Exercise requirements
Transcribe the material word for word, but without the images.

Given data
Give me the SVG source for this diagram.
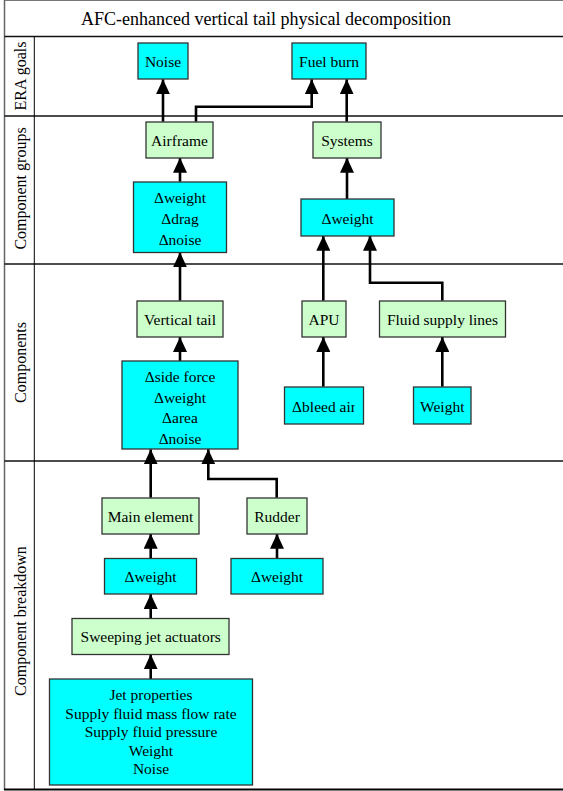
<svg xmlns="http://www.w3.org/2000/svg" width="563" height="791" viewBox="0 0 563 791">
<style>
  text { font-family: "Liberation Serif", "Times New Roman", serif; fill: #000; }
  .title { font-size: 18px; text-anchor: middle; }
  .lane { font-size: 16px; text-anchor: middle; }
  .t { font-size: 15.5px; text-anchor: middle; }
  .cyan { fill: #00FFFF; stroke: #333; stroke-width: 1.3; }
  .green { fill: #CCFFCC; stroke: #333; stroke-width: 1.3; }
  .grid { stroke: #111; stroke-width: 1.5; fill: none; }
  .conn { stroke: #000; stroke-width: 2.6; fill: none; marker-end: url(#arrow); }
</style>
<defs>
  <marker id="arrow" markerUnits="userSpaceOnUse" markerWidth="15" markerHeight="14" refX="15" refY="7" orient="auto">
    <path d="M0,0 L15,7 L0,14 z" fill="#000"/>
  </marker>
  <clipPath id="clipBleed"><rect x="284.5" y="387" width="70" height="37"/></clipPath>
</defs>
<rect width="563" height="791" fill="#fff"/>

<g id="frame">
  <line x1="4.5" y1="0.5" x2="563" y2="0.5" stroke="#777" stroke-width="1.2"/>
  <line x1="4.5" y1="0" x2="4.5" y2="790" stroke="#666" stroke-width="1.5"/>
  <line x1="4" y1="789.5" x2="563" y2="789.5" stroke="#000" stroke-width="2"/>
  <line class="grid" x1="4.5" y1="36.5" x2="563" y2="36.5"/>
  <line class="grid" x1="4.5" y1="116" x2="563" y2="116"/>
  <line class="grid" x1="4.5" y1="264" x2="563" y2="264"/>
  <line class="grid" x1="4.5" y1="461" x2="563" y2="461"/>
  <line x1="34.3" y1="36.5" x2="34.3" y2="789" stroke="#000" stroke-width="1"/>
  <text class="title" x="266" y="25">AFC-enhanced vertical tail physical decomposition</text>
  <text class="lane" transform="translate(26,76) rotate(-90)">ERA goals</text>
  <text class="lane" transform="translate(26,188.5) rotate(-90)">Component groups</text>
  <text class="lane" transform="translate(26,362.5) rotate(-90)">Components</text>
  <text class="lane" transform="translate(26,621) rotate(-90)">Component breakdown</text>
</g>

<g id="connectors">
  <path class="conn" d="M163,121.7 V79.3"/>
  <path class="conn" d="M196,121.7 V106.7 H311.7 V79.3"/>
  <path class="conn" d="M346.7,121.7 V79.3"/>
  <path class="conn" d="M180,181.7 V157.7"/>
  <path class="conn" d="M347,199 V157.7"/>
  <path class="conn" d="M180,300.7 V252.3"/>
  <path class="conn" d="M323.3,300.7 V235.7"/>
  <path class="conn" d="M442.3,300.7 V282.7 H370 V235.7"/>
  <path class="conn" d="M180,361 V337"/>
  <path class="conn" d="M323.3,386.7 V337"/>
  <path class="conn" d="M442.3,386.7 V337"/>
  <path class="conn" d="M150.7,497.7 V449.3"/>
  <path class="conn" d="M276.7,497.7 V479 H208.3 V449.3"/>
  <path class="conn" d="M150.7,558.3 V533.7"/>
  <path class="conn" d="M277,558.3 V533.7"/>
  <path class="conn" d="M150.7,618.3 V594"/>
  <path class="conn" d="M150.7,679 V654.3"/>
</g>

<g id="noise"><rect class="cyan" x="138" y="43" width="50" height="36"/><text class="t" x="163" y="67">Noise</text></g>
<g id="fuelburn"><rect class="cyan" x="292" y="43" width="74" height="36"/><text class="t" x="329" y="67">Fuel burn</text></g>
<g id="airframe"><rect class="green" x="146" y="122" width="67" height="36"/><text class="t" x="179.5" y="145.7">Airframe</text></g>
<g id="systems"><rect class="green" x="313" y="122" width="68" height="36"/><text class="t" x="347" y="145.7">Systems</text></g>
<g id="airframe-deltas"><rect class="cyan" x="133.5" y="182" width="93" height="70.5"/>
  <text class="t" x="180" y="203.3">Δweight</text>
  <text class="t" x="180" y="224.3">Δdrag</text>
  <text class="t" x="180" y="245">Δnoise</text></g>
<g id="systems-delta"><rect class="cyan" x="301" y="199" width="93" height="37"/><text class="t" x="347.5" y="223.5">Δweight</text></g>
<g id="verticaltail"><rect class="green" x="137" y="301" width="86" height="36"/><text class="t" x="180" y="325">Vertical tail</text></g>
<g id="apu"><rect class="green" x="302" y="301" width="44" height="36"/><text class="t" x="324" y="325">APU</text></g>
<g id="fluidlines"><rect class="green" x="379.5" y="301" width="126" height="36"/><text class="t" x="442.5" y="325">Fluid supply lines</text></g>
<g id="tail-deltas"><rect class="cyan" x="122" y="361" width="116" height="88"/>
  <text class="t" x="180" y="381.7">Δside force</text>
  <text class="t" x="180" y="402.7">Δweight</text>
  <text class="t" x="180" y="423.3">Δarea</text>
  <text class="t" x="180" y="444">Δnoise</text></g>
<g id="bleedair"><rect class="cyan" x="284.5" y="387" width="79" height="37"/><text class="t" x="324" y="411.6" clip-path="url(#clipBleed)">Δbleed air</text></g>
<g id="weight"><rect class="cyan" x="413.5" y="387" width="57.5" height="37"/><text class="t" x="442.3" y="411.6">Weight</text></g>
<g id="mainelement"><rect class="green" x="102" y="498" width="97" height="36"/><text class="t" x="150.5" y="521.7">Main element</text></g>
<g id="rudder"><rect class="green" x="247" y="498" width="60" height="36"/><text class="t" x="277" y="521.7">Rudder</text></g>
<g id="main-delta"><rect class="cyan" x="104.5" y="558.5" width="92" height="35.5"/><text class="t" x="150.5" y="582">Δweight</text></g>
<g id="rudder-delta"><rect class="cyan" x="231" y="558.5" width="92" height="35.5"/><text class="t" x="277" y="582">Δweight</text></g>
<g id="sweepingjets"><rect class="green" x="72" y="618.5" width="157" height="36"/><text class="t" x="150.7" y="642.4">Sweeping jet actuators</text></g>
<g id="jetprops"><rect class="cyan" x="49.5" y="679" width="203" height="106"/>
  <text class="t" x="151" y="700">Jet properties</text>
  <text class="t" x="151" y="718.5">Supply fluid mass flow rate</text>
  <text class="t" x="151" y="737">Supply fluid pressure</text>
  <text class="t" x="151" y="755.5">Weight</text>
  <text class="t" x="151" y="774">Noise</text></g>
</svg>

Output for this exercise
Give me the SVG source for this diagram.
<svg xmlns="http://www.w3.org/2000/svg" width="563" height="791" viewBox="0 0 563 791">
<style>
  text { font-family: "Liberation Serif", "Times New Roman", serif; fill: #000; }
  .title { font-size: 18px; text-anchor: middle; }
  .lane { font-size: 16px; text-anchor: middle; }
  .t { font-size: 15.5px; text-anchor: middle; }
  .cyan { fill: #00FFFF; stroke: #333; stroke-width: 1.3; }
  .green { fill: #CCFFCC; stroke: #333; stroke-width: 1.3; }
  .grid { stroke: #111; stroke-width: 1.5; fill: none; }
  .conn { stroke: #000; stroke-width: 2.6; fill: none; marker-end: url(#arrow); }
</style>
<defs>
  <marker id="arrow" markerUnits="userSpaceOnUse" markerWidth="15" markerHeight="14" refX="15" refY="7" orient="auto">
    <path d="M0,0 L15,7 L0,14 z" fill="#000"/>
  </marker>
  <clipPath id="clipBleed"><rect x="284.5" y="387" width="70" height="37"/></clipPath>
</defs>
<rect width="563" height="791" fill="#fff"/>

<g id="frame">
  <line x1="4.5" y1="0.5" x2="563" y2="0.5" stroke="#777" stroke-width="1.2"/>
  <line x1="4.5" y1="0" x2="4.5" y2="790" stroke="#666" stroke-width="1.5"/>
  <line x1="4" y1="789.5" x2="563" y2="789.5" stroke="#000" stroke-width="2"/>
  <line class="grid" x1="4.5" y1="36.5" x2="563" y2="36.5"/>
  <line class="grid" x1="4.5" y1="116" x2="563" y2="116"/>
  <line class="grid" x1="4.5" y1="264" x2="563" y2="264"/>
  <line class="grid" x1="4.5" y1="461" x2="563" y2="461"/>
  <line x1="34.3" y1="36.5" x2="34.3" y2="789" stroke="#000" stroke-width="1"/>
  <text class="title" x="266" y="25">AFC-enhanced vertical tail physical decomposition</text>
  <text class="lane" transform="translate(26,76) rotate(-90)">ERA goals</text>
  <text class="lane" transform="translate(26,188.5) rotate(-90)">Component groups</text>
  <text class="lane" transform="translate(26,362.5) rotate(-90)">Components</text>
  <text class="lane" transform="translate(26,621) rotate(-90)">Component breakdown</text>
</g>

<g id="connectors">
  <path class="conn" d="M163,121.7 V79.3"/>
  <path class="conn" d="M196,121.7 V106.7 H311.7 V79.3"/>
  <path class="conn" d="M346.7,121.7 V79.3"/>
  <path class="conn" d="M180,181.7 V157.7"/>
  <path class="conn" d="M347,199 V157.7"/>
  <path class="conn" d="M180,300.7 V252.3"/>
  <path class="conn" d="M323.3,300.7 V235.7"/>
  <path class="conn" d="M442.3,300.7 V282.7 H370 V235.7"/>
  <path class="conn" d="M180,361 V337"/>
  <path class="conn" d="M323.3,386.7 V337"/>
  <path class="conn" d="M442.3,386.7 V337"/>
  <path class="conn" d="M150.7,497.7 V449.3"/>
  <path class="conn" d="M276.7,497.7 V479 H208.3 V449.3"/>
  <path class="conn" d="M150.7,558.3 V533.7"/>
  <path class="conn" d="M277,558.3 V533.7"/>
  <path class="conn" d="M150.7,618.3 V594"/>
  <path class="conn" d="M150.7,679 V654.3"/>
</g>

<g id="noise"><rect class="cyan" x="138" y="43" width="50" height="36"/><text class="t" x="163" y="67">Noise</text></g>
<g id="fuelburn"><rect class="cyan" x="292" y="43" width="74" height="36"/><text class="t" x="329" y="67">Fuel burn</text></g>
<g id="airframe"><rect class="green" x="146" y="122" width="67" height="36"/><text class="t" x="179.5" y="145.7">Airframe</text></g>
<g id="systems"><rect class="green" x="313" y="122" width="68" height="36"/><text class="t" x="347" y="145.7">Systems</text></g>
<g id="airframe-deltas"><rect class="cyan" x="133.5" y="182" width="93" height="70.5"/>
  <text class="t" x="180" y="203.3">Δweight</text>
  <text class="t" x="180" y="224.3">Δdrag</text>
  <text class="t" x="180" y="245">Δnoise</text></g>
<g id="systems-delta"><rect class="cyan" x="301" y="199" width="93" height="37"/><text class="t" x="347.5" y="223.5">Δweight</text></g>
<g id="verticaltail"><rect class="green" x="137" y="301" width="86" height="36"/><text class="t" x="180" y="325">Vertical tail</text></g>
<g id="apu"><rect class="green" x="302" y="301" width="44" height="36"/><text class="t" x="324" y="325">APU</text></g>
<g id="fluidlines"><rect class="green" x="379.5" y="301" width="126" height="36"/><text class="t" x="442.5" y="325">Fluid supply lines</text></g>
<g id="tail-deltas"><rect class="cyan" x="122" y="361" width="116" height="88"/>
  <text class="t" x="180" y="381.7">Δside force</text>
  <text class="t" x="180" y="402.7">Δweight</text>
  <text class="t" x="180" y="423.3">Δarea</text>
  <text class="t" x="180" y="444">Δnoise</text></g>
<g id="bleedair"><rect class="cyan" x="284.5" y="387" width="79" height="37"/><text class="t" x="324" y="411.6" clip-path="url(#clipBleed)">Δbleed air</text></g>
<g id="weight"><rect class="cyan" x="413.5" y="387" width="57.5" height="37"/><text class="t" x="442.3" y="411.6">Weight</text></g>
<g id="mainelement"><rect class="green" x="102" y="498" width="97" height="36"/><text class="t" x="150.5" y="521.7">Main element</text></g>
<g id="rudder"><rect class="green" x="247" y="498" width="60" height="36"/><text class="t" x="277" y="521.7">Rudder</text></g>
<g id="main-delta"><rect class="cyan" x="104.5" y="558.5" width="92" height="35.5"/><text class="t" x="150.5" y="582">Δweight</text></g>
<g id="rudder-delta"><rect class="cyan" x="231" y="558.5" width="92" height="35.5"/><text class="t" x="277" y="582">Δweight</text></g>
<g id="sweepingjets"><rect class="green" x="72" y="618.5" width="157" height="36"/><text class="t" x="150.7" y="642.4">Sweeping jet actuators</text></g>
<g id="jetprops"><rect class="cyan" x="49.5" y="679" width="203" height="106"/>
  <text class="t" x="151" y="700">Jet properties</text>
  <text class="t" x="151" y="718.5">Supply fluid mass flow rate</text>
  <text class="t" x="151" y="737">Supply fluid pressure</text>
  <text class="t" x="151" y="755.5">Weight</text>
  <text class="t" x="151" y="774">Noise</text></g>
</svg>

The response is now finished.